Warby Parker continues to benefit from a strong brand and a business model that encourages repeat engagement. Its expanding retail network is helping reduce customer acquisition costs and improving in store productivity, which supports more consistent revenue. The company’s growing suite of vision services also strengthens customer relationships and encourages long term loyalty.

Management has also focused on improving operating efficiency, with better cost discipline and more scalable processes beginning to show up in results. For investors, these strengths suggest Warby Parker has the foundation to steadily improve earnings as it gains scale.

Bear Case: Execution and Valuation

Despite these positives, Warby Parker’s valuation remains demanding for a company still early in its profitability journey. Shares trade at a premium multiple, which means the stock has limited room for setbacks. Any slowdown in revenue, margin progress, or store level productivity could pressure the stock.
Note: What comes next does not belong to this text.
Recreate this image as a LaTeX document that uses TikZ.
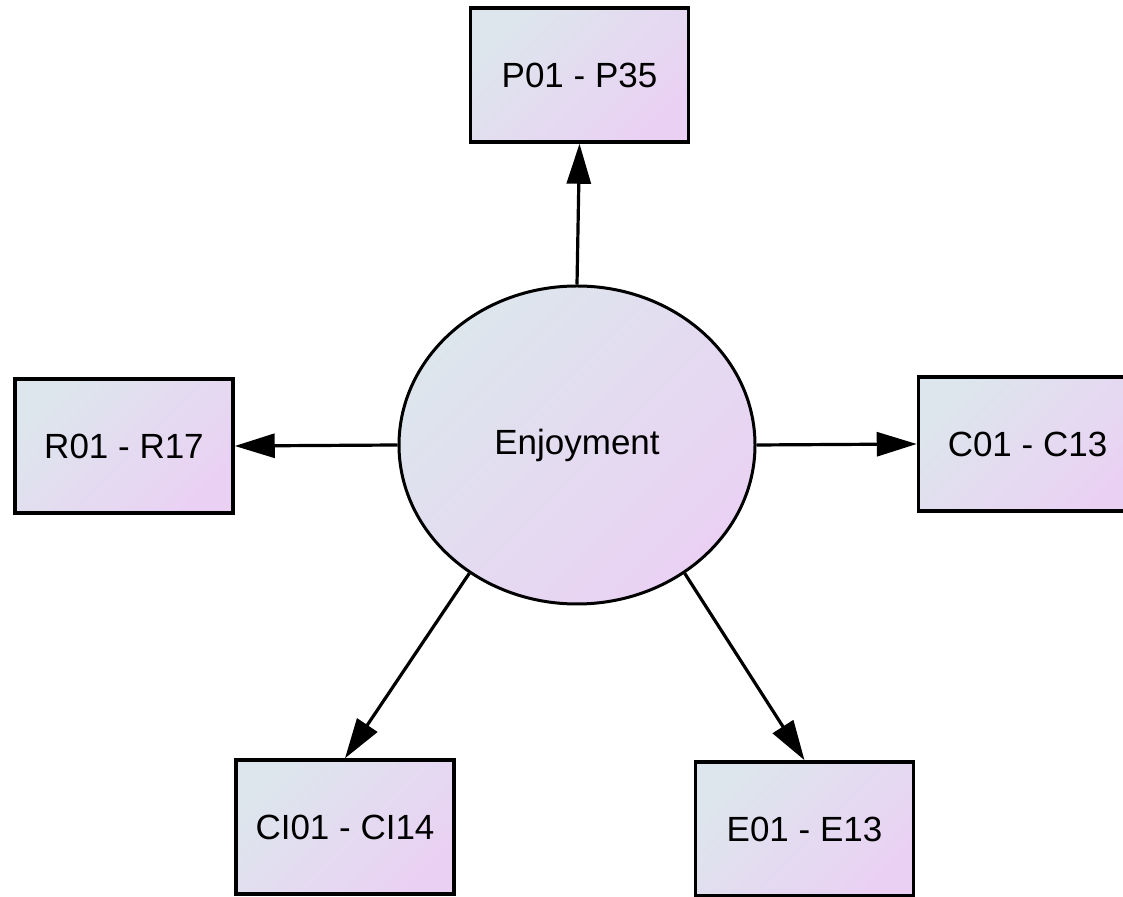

Competition is another important risk. The eyewear market includes large retail chains, insurance backed providers, and fast growing online players. Pricing pressure and shifting consumer behavior could make consistent margin expansion more difficult. For investors, the concern is that improvements may take longer than expected, making the valuation harder to justify.

Outlook for 2027: What Could Warby Parker Be Worth?

Based on analysts’ average estimates, TIKR’s Guided Valuation Model using a 37x forward P/E suggests Warby Parker could trade near $24/share by 2027. That represents roughly 44% upside, or about 19% annualized returns.

This outlook already assumes steady revenue growth and improving profitability. To unlock stronger upside, the company would need faster progress in its vision care services, higher store productivity, or more substantial operating leverage. Without that, investors should expect a gradual and measured recovery.

For investors, Warby Parker offers meaningful upside, but the long term payoff depends heavily on consistent execution. The company has the pieces needed to scale earnings, yet the trajectory will be dictated by how effectively it converts strong gross margins into durable profitability.